▶ _Your goal_: What is to be printed is the span of lines starting at the one containing "Generate a Python" and ending at the one containing "plt.rcParams['font.family'] = ['Liberation", reproduced exactly with pictures left out.

[START Available records]

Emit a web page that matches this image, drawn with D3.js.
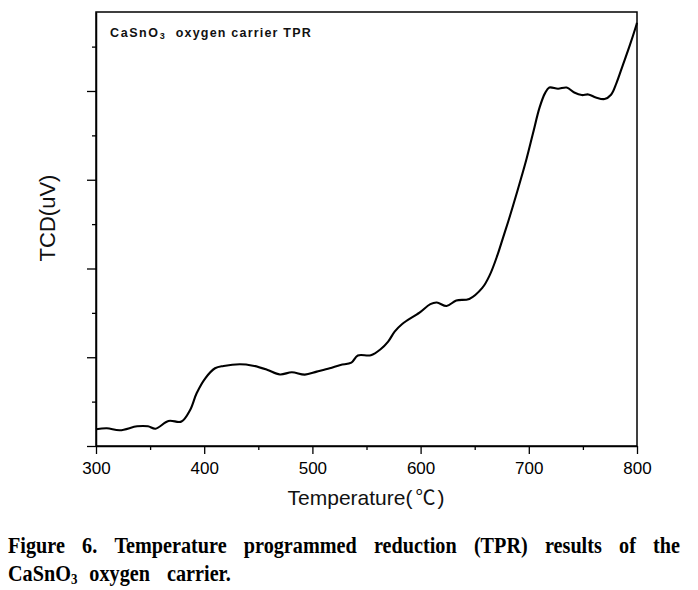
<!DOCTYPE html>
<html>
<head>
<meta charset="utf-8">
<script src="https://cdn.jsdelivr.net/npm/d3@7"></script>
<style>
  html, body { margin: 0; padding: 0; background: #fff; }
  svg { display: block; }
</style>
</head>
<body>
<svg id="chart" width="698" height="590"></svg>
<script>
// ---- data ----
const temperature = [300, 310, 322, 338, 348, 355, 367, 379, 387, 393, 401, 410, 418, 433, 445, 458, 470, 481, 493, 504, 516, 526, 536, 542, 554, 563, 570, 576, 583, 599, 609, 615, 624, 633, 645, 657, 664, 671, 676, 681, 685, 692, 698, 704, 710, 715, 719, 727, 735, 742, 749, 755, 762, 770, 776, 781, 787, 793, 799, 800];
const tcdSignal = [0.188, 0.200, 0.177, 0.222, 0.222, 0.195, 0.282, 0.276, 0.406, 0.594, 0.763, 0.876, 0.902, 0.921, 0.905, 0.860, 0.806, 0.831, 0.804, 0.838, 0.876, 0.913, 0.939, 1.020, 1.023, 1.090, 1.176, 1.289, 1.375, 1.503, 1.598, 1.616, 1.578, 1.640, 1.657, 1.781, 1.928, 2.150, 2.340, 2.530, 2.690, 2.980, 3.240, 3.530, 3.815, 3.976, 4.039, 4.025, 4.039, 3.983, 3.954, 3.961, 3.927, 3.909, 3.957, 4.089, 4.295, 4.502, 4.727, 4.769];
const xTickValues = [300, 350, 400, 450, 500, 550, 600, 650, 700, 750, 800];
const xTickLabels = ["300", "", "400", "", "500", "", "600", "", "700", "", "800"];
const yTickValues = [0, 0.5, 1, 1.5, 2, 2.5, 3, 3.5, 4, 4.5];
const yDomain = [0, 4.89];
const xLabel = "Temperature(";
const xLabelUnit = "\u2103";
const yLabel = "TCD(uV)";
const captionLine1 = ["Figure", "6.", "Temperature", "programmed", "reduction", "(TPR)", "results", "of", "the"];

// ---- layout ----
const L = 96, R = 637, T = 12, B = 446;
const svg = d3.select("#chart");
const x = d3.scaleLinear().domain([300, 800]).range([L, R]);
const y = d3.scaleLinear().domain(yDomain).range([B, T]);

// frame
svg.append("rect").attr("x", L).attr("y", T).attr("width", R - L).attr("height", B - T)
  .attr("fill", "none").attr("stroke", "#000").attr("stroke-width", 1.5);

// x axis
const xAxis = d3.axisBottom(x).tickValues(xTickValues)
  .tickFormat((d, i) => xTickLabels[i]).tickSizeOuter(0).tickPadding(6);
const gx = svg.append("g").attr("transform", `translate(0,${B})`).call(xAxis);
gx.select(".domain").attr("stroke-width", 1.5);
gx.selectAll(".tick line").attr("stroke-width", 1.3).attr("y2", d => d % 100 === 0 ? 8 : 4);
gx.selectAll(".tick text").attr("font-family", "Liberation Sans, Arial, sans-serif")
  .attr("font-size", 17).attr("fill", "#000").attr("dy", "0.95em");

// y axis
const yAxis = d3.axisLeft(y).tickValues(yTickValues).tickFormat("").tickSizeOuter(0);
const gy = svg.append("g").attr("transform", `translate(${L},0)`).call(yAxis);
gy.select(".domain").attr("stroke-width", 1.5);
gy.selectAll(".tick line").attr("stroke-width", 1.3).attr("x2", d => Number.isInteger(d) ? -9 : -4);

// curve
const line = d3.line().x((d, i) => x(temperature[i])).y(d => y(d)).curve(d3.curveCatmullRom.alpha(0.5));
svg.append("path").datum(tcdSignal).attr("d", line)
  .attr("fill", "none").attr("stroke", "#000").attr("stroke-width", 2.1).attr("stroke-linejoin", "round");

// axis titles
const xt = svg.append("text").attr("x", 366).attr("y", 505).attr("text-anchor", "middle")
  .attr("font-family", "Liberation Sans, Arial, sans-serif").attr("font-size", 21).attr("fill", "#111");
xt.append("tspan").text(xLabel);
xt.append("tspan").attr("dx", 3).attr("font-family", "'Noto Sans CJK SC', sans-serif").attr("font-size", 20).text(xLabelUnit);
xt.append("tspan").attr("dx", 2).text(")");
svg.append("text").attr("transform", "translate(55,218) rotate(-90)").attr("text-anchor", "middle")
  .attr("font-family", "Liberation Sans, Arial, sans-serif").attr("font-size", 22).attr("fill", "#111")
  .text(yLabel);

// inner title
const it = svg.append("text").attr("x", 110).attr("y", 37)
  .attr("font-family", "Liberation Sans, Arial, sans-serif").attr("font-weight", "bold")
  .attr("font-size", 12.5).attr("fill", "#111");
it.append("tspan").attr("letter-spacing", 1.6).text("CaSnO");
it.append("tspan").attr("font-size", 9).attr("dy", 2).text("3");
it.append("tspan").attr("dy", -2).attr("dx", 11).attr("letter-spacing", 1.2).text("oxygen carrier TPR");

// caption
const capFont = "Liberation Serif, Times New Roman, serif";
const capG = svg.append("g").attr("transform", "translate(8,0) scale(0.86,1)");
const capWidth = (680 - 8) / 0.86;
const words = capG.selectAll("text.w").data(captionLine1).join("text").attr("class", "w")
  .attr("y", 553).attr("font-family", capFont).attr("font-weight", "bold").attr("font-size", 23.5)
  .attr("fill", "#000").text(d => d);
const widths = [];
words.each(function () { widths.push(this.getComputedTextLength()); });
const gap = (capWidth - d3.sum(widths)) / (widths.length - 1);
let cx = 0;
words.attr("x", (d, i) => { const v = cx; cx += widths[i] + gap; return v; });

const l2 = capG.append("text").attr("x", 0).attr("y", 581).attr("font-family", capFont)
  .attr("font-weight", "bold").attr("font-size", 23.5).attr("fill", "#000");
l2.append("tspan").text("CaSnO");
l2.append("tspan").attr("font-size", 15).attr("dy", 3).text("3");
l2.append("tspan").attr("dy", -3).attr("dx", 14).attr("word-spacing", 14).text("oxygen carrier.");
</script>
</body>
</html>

[END Available records]
[START Available records]

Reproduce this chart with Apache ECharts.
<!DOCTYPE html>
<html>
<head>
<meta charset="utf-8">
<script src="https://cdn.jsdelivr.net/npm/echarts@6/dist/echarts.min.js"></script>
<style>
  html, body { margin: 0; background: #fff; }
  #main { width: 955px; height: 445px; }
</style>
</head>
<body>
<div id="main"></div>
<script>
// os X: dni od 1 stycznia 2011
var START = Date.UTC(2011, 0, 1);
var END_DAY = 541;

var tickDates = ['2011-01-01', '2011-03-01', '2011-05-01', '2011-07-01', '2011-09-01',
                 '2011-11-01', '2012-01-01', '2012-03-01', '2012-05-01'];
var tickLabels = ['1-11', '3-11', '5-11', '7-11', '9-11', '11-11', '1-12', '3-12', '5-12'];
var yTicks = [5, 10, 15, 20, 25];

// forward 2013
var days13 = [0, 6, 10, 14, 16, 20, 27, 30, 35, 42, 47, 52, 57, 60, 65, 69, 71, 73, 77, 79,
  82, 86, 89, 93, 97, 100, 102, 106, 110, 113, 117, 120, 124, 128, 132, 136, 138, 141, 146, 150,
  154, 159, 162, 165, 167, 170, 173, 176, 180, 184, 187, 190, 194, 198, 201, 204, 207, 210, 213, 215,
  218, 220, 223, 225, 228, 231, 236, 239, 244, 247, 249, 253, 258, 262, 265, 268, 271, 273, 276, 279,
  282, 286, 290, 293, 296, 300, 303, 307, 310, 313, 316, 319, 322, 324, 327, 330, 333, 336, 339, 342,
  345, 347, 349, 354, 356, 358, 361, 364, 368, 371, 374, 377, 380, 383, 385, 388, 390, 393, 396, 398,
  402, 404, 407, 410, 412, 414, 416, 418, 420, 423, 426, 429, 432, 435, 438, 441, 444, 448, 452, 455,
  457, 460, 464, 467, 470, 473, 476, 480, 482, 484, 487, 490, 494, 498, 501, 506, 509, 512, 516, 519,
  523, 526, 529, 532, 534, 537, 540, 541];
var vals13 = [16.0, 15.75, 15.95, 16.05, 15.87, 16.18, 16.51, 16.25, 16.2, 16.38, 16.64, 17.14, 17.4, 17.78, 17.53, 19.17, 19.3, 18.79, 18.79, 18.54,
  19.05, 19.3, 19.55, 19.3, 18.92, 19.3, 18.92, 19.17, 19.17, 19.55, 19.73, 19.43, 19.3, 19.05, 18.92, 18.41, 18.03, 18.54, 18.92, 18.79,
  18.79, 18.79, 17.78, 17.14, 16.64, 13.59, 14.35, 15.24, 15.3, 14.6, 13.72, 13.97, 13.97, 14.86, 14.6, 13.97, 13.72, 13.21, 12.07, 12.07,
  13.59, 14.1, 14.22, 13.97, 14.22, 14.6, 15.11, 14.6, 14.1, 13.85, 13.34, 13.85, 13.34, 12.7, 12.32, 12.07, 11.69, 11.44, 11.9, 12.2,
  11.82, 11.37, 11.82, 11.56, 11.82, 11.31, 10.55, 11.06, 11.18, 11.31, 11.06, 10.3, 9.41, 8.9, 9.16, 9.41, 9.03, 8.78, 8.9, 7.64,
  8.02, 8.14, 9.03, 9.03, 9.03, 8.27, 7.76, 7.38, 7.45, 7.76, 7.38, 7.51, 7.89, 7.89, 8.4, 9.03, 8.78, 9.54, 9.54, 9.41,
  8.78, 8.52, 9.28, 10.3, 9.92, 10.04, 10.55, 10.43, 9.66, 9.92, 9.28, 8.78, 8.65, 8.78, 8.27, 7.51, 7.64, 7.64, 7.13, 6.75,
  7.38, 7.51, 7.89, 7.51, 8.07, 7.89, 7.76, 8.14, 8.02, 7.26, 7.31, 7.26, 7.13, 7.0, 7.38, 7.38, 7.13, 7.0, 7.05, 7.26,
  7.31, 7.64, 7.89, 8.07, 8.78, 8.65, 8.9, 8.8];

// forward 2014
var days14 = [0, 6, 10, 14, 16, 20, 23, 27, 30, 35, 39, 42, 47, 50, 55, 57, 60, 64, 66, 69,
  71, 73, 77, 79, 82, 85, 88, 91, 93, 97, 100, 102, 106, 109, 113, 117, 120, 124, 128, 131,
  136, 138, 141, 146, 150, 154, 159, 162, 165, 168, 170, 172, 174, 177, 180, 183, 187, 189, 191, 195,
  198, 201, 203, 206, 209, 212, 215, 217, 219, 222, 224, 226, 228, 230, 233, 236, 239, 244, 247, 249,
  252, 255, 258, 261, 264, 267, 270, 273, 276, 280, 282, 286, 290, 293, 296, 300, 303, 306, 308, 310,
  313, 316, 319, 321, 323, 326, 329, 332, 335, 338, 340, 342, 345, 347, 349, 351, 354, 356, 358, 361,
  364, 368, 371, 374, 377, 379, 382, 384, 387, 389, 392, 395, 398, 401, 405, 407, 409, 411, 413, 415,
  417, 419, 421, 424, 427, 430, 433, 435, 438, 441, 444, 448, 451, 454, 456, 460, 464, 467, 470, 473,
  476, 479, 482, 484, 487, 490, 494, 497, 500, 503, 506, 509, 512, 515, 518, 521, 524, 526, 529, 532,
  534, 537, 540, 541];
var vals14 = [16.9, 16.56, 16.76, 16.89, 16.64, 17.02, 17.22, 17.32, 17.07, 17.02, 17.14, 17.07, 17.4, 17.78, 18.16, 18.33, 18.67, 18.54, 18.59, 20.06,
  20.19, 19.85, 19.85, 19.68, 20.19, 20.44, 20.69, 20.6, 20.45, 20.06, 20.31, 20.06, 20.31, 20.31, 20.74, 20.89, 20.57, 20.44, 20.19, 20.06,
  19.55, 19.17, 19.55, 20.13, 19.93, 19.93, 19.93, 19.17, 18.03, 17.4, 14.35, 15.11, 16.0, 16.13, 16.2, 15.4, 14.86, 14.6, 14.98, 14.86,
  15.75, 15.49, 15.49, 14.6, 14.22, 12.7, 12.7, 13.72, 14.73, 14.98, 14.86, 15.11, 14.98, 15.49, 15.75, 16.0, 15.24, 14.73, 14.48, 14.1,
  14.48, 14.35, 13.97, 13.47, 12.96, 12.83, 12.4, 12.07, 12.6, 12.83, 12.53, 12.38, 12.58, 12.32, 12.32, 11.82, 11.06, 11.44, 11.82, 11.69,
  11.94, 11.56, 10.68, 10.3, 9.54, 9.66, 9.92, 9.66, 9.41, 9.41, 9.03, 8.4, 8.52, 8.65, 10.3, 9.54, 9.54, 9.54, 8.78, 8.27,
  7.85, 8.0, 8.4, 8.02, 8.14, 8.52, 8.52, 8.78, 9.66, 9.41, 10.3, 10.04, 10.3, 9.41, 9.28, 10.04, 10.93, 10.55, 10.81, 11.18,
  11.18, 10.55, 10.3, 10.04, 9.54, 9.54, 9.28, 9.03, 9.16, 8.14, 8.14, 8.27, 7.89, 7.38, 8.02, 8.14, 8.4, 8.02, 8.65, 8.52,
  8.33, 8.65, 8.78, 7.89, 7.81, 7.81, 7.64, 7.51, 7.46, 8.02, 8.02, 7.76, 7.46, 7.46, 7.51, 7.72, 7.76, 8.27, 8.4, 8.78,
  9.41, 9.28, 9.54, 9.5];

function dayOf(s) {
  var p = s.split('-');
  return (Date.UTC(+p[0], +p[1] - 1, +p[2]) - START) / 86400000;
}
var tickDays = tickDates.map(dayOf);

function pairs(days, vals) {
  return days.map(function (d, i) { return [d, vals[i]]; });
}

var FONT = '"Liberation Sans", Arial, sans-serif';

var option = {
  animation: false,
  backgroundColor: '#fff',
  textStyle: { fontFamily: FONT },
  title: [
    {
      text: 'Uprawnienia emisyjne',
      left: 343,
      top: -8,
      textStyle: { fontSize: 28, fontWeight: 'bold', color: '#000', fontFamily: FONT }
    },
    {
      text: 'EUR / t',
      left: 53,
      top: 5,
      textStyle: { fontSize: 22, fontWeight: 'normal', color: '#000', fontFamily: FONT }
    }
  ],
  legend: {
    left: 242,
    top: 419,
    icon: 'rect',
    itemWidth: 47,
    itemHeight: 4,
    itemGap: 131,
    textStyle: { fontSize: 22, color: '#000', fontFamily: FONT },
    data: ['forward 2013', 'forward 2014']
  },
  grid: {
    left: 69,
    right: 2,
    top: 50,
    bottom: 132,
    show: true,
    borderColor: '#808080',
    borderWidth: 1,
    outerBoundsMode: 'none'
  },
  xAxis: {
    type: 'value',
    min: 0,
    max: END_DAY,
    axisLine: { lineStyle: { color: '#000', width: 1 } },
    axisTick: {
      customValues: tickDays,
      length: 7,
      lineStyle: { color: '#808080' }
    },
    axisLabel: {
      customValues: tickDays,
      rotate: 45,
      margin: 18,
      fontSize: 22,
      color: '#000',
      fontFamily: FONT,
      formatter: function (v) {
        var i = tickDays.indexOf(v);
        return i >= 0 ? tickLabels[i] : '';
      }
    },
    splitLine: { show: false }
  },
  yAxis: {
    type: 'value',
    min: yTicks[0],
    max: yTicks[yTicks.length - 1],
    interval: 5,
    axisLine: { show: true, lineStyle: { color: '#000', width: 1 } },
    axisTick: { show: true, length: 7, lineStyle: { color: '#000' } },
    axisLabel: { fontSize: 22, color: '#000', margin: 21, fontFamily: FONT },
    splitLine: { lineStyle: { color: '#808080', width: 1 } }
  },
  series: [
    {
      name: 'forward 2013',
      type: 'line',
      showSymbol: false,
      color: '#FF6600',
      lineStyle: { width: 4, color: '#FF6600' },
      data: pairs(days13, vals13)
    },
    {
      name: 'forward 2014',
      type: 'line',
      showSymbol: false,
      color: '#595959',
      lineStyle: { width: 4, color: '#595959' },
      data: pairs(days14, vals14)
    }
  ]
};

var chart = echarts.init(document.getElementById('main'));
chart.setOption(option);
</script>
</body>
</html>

[END Available records]
[START Available records]

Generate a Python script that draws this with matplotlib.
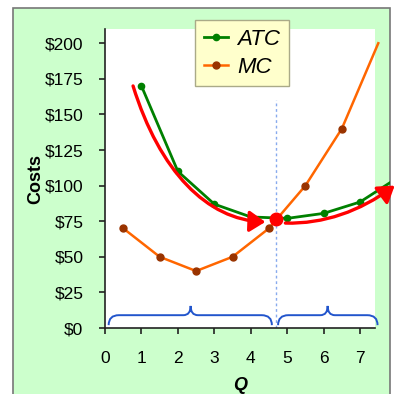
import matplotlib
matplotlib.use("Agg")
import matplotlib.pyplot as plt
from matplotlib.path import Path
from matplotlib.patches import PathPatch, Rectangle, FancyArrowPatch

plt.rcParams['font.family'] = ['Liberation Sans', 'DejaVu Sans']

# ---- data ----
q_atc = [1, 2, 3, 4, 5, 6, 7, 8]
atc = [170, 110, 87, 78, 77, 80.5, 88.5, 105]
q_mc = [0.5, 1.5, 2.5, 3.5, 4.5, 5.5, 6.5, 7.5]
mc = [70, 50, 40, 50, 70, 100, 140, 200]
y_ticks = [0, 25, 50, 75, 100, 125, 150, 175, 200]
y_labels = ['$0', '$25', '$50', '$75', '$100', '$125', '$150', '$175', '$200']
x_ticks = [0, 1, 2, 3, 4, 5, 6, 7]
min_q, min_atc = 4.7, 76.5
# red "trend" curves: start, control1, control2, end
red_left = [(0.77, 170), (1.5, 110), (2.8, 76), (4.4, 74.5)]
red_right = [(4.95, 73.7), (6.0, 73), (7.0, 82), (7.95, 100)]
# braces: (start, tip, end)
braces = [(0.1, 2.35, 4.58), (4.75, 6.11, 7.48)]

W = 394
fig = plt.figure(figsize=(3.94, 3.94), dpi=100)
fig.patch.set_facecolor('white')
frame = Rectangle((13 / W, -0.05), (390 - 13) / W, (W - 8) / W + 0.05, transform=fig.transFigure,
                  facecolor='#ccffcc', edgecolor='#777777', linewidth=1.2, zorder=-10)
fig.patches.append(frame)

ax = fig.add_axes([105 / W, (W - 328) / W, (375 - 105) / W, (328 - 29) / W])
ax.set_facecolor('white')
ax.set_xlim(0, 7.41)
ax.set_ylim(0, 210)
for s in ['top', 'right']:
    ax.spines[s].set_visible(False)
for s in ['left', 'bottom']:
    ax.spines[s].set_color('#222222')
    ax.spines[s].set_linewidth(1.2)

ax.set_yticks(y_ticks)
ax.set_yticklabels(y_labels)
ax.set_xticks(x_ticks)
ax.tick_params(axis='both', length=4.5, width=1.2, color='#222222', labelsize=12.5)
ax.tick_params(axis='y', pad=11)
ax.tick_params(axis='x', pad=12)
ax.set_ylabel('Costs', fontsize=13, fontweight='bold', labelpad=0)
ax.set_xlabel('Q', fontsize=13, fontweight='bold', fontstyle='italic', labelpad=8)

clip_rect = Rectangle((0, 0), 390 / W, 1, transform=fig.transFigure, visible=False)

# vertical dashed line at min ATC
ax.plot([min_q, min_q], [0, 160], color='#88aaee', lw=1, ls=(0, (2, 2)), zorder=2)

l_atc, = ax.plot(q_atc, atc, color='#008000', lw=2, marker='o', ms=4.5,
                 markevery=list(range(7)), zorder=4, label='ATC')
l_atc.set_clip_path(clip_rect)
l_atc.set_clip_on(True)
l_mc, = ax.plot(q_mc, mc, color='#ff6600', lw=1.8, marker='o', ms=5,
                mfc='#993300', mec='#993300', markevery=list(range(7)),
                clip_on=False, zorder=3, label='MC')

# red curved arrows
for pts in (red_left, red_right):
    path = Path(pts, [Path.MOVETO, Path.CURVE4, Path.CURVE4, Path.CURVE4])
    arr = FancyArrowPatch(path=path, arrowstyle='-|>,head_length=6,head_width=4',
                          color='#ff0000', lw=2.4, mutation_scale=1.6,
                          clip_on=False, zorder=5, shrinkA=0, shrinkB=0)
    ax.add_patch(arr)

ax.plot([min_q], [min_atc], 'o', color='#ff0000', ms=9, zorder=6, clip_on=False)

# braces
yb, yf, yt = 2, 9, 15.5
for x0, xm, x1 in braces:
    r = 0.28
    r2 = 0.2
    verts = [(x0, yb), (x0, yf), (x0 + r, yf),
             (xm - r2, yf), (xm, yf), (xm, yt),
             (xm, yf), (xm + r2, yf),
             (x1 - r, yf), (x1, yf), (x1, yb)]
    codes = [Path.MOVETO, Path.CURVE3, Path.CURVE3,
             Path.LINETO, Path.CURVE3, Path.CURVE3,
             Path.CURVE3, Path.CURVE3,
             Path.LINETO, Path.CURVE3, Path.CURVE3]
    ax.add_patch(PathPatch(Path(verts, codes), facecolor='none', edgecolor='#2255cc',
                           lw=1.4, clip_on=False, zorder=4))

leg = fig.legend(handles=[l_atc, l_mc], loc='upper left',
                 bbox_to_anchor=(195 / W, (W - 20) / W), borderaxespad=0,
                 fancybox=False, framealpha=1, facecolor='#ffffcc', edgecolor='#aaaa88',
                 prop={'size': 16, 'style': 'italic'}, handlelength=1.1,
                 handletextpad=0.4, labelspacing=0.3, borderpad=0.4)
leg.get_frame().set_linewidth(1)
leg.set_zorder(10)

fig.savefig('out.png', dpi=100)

[END Available records]

▶ _Finished task_:
Generate a Python script that draws this with matplotlib.
import matplotlib
matplotlib.use("Agg")
import matplotlib.pyplot as plt
from matplotlib.path import Path
from matplotlib.patches import PathPatch, Rectangle, FancyArrowPatch

plt.rcParams['font.family'] = ['Liberation Sans', 'DejaVu Sans']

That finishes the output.